Time to cook: 45, Serves: 3
Ingredients:
- 250g (8.8oz) pumpkin, peeled & chopped
- 250g (8.8oz) red capsicum, deseeded & roughly chopped
- 1 block feta cheese
- 3 garlic cloves, peels still on
- 3 tbsp extra virgin olive oil
- Black pepper
- 1 tsp dried oregano
- 250g pasta of choice, we used rigatoni
- 1 cup pasta water
To serve:
- Grated parmesan cheese
- Sliced basil leaves
- Chilli flakes, optional
Method:
Preheat the oven to 200°C or 395°F.
Place the feta, pumpkin, red capsicum and garlic into a baking dish. Drizzle the extra virgin olive oil over the top and season with black pepper and dried oregano. Add the garlic cloves to the dish.

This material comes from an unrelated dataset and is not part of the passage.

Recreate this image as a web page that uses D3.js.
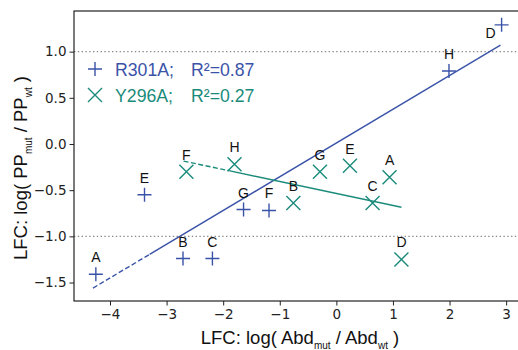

Bake in the preheated oven for 40 minutes or until the vegetables are cooked through.
Whilst the vegetables are cooking, prep the pasta according to the packet instructions. Make sure to reserve 1 cup of pasta water to add to your sauce.
Once the vegetables are cooked, transfer them to a blender or food processor. Add in the reserved pasta water and an extra drizzle of olive oil. Blend until smooth and creamy. Season to taste with sea salt and freshly ground black pepper.
Place the freshly cooked pasta into a large bowl and pour the sauce over the top. Finish with some freshly grated parmesan cheese, sliced basil leaves and chilli flakes, if using.